Clegg may have observed the aggregate student population decline, but I sincerely doubt border fences are the cause. Declining enrollment comes from the recession and loss of jobs, parents sending their kids to private schools, intra-district transfers and Cayucos parents choosing Morro Bay High School and Mission Prep over Coast Union. According to the District office, the percentage of English Language Learners (ELL) to overall student population in our District has actually grown from 36% to 48% in just the last three years.

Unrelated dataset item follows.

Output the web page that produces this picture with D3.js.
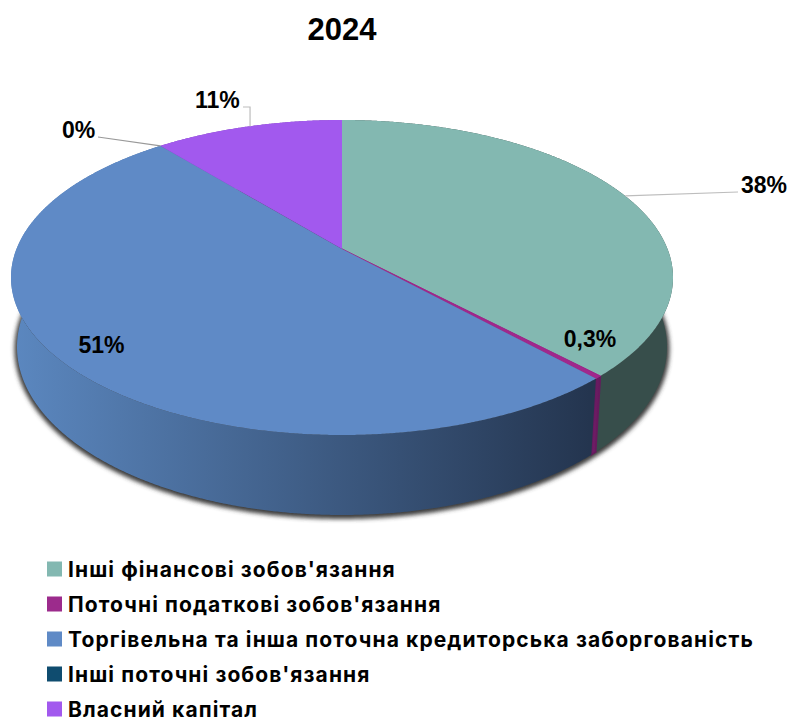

The District has just touted the improvements in API test scores, but dig a little deeper and you’ll see the ELL kids English advanced proficiency in the aggregate is only 13% and, in the high school, 85% cannot claim advanced proficiency on the CELDT test. We do not have a migrant population, so many of these ELL students have been part of our school system for far longer than the six years it generally takes to achieve language proficiency. Without English proficiency further educational opportunities area limited.We need an honest conversation about our ELL student subgroup performance. Our district has for three years failed to achieve all AMAO targets required under No Child Left Behind and Title III. These targets assure a student is progressing in achieving English language proficiency. Our Board failed to adopt the 2010 Master Plan for Services to English Learners and it exists as a “draft”. Our Board does not have a standing parent advisory committee required under Ed Code 52176.
ELL parents must question our resource allocation and District focus on this student population. The Master Plan for Services assures the parents are involved in developing the right resources at the right time in the right place. The advisory committees are the vehicle for them to advocate for the rights of their kids. If the ELL parents do not advocate for their kids, who will?